Como o caso em pauta é desses que a gente gosta e se enrosca, assim como o texto de João Jorge Amado, prazeroso e sucinto, reproduzo-o aqui na íntegra para você se deliciar, gourmet leitor:
"No fim dos anos 60, início dos anos 70, quando o comércio da Rua Chile permanecia aberto até o meio dia do sábado de carnaval, a balconista da Sloper, dizendo-se doente, obteve do INPS, na sexta-feira que antecedia aos três dias oficiais do Carnaval, um atestado médico concessivo de dois dias de licença. No sábado de carnaval foi flagrada pelo gerente, na porta da loja em que trabalhava e em horário de serviço, pulando atrás de um trio elétrico. O patrão pôs a moça no olho da rua, dando motivo a uma reclamação trabalhista em que ela obteve ganho de causa vencendo em toda a linha. O patrão recorreu, mas teve seu recurso improvido em acórdão cujos fundamentos podem ser sintetizados por esta frase do voto de Humberto Machado: "O fato da reclamante sambar em nada constitui ato ilegítimo, pois, como diz Caetano Veloso, atrás do trio elétrico só não vai quem já morreu..."

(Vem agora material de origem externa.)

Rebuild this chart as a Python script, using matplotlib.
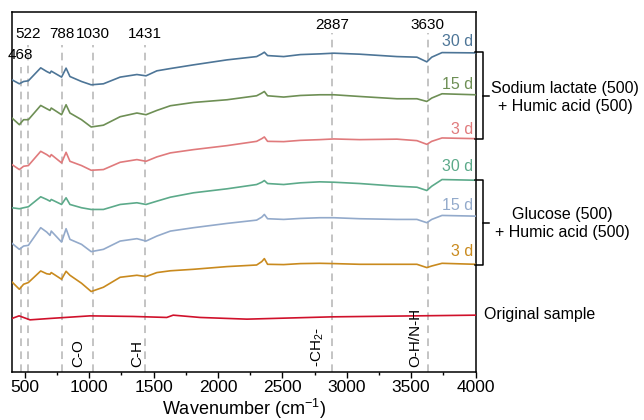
import numpy as np
import matplotlib.pyplot as plt

plt.rcParams['font.family'] = ['Liberation Sans', 'DejaVu Sans']
plt.rcParams['mathtext.fontset'] = 'custom'
plt.rcParams['mathtext.rm'] = 'Liberation Sans'
plt.rcParams['mathtext.it'] = 'Liberation Sans'

# wavenumber grid (cm-1) for treated samples
wn = [400, 457, 490, 527, 623, 670, 695, 705, 785, 820, 850, 940, 1015, 1110, 1240, 1370, 1441, 1525,
      1630, 1810, 2070, 2300, 2340, 2360, 2385, 2510, 2640, 2790, 2900, 3100, 3390, 3545, 3622, 3660, 3740, 4000]

# sodium lactate + humic acid (offset spectra, arb. units)
sl_30 = [293, 289, 291.3, 292, 305, 301.3, 299.7, 301.7, 295.7, 304.7, 296.3, 291.3, 288, 289, 295.7, 298.3, 297, 302,
         304.3, 308, 313, 316.3, 319, 320.7, 317.3, 316.3, 318.3, 319, 319.7, 318.7, 316.3, 315.7, 311, 315.7, 320.3, 320]
sl_15 = [254.7, 248, 253, 253, 267.3, 264, 262.3, 264.7, 258, 268, 259.7, 253, 245.7, 247.5, 256, 259.7, 258, 262.3,
         267, 270.3, 273, 277, 279.7, 281.3, 277, 275.7, 277.3, 278, 278, 276.3, 274, 274, 271.3, 274.7, 279, 278]
sl_3 = [208, 203, 206.3, 207, 221.3, 218, 215.7, 218, 209.7, 220.3, 211.3, 207, 202.3, 203, 210.3, 213, 211.3, 215.7,
        219.7, 223, 227, 231.3, 234, 235.7, 231.3, 231, 232.3, 233, 233.7, 233, 233.5, 232, 228.3, 231.3, 234.7, 234]

# glucose + humic acid
gl_30 = [164.7, 163.7, 164.7, 165.7, 175.7, 173, 171.3, 173, 168, 174.7, 168, 164.7, 163, 163, 168, 169.7, 168, 171.3,
         175.3, 179.7, 183.7, 188, 190.3, 192, 189, 188, 189.7, 190.7, 190.3, 189, 186.3, 185.3, 182, 186.3, 193, 192.3]
gl_15 = [129, 123, 126.3, 127, 144.7, 140.3, 137, 141.3, 130.3, 143.7, 133, 128, 120.7, 123, 131.3, 133.7, 131.3, 136.3,
         141.3, 144.7, 149, 152.3, 155.3, 158, 153.7, 153, 154, 154.7, 154.7, 153.7, 153, 153, 149.7, 153, 157, 156.3]
gl_3 = [90.3, 83, 88, 89.7, 101.3, 98.5, 98, 99.7, 93, 101, 97, 89, 80.7, 85, 95, 97, 95.7, 99.7,
        101.5, 103, 105.7, 107.3, 110.7, 113.7, 108, 107.7, 108.7, 109, 108.7, 108, 108, 108, 104.7, 106.3, 109, 108]

# original sample
wn_orig = [400, 455, 540, 695, 1006, 1341, 1602, 1652, 1860, 2225, 2883, 4000]
orig = [53.7, 56.3, 52.3, 53.7, 56.3, 55.7, 54.7, 57, 54.7, 53, 55.3, 57]

series = [sl_30, sl_15, sl_3, gl_30, gl_15, gl_3]
colors = ['#4d7597', '#6e8f55', '#e07a7c', '#5caa8a', '#93aacb', '#c98a1e']
days = ['30 d', '15 d', '3 d', '30 d', '15 d', '3 d']
day_y = [331, 288, 243, 206, 167, 121]

peaks = [468, 522, 788, 1030, 1431, 2887, 3630]
peak_lbl_y = [318, 339, 339, 339, 339, 348, 348]
peak_top = [306, 328, 328, 328, 328, 340, 340]

bands = ['C-O', 'C-H', '-CH$_2$-', 'O-H/N-H']
band_x = [913, 1371, 2777, 3530]

fig = plt.figure(figsize=(6.44, 4.2), dpi=100)
ax = fig.add_axes([12/644, 1-372/420, 463.5/644, 360/420])

for p, top in zip(peaks, peak_top):
    ax.plot([p, p], [0, top], color='#b4b4b4', lw=1.1, ls=(0, (5, 3.5)), zorder=1)
for p, yy in zip(peaks, peak_lbl_y):
    ax.text(p, yy, str(p), ha='center', va='center', fontsize=11)

for s, c in zip(series, colors):
    ax.plot(wn, s, color=c, lw=1.2, zorder=3)
ax.plot(wn_orig, orig, color='#d0112b', lw=1.2, zorder=3)

for d, yy, c in zip(days, day_y, colors):
    ax.text(3985, yy, d, color=c, ha='right', va='center', fontsize=11.5)

for b, bx in zip(bands, band_x):
    ax.text(bx, 5, b, rotation=90, ha='center', va='bottom', fontsize=11)

ax.set_xlim(400, 4000)
ax.set_ylim(0, 361)
ax.set_yticks([])
ax.set_xticks(np.arange(500, 4001, 500))
ax.set_xticks(np.arange(750, 4000, 500), minor=True)
ax.tick_params(axis='x', which='major', direction='out', length=4, width=1, labelsize=12.5, pad=2)
ax.tick_params(axis='x', which='minor', direction='out', length=2.5, width=1)
for sp in ax.spines.values():
    sp.set_linewidth(1.1)
ax.set_xlabel('Wavenumber (cm$^{-1}$)', fontsize=13, labelpad=1)

# brackets on the right
def bracket(y0, y1):
    x0, x1 = 475/644, 483/644
    fy0, fy1 = 1-y0/420, 1-y1/420
    fig.add_artist(plt.Line2D([x0, x1, x1, x0], [fy0, fy0, fy1, fy1], color='k', lw=1.1))
    ym = (fy0 + fy1) / 2
    fig.add_artist(plt.Line2D([x1, 489/644], [ym, ym], color='k', lw=1.1))

bracket(52, 139)
bracket(180, 265)
fig.text(565/644, 1-97/420, 'Sodium lactate (500)\n+ Humic acid (500)', ha='center', va='center', fontsize=11.5, linespacing=1.25)
fig.text(562/644, 1-224/420, 'Glucose (500)\n+ Humic acid (500)', ha='center', va='center', fontsize=11.5, linespacing=1.25)
fig.text(484/644, 1-314/420, 'Original sample', ha='left', va='center', fontsize=11.5)

fig.savefig('out.png', dpi=100)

Mestre Orlando Gomes, comenta o acontecido em artigo publicado no Jornal da Bahia, de 25 de outubro de 1972 e conclui que: "...duas revelações foram feitas e consagradas com tal segurança e firmeza que a partir desse importante julgado os estudiosos do Direito do Trabalho não podem mais alegar ignorância de que: 
1º) Entre o elenco dos direitos do empregado é de incluir-se, obrigatoriamente, o direito de sambar;
2ª) Entre as autoridades que formam a doutrina trabalhista, é de se inserir Caetano Veloso. 
O direito de sambar tem seus pressupostos de eficácia, tais como:
A) Há de ser exercido em clima carnavalesco;
B) Há de ser praticado na rabada de um trio elétrico."
Em matéria de humor e de fatos insólitos, na Bahia a realidade supera em muito a ficção.
**********A caetanística ilustração desta postagem foi esboçada sobre papel Opaline 180 g, arte-finalizada com caneta nanquim e retícula Letratone. Querendo vê-la mais detalhadamente basta clicar sobre ela, ampliando-a.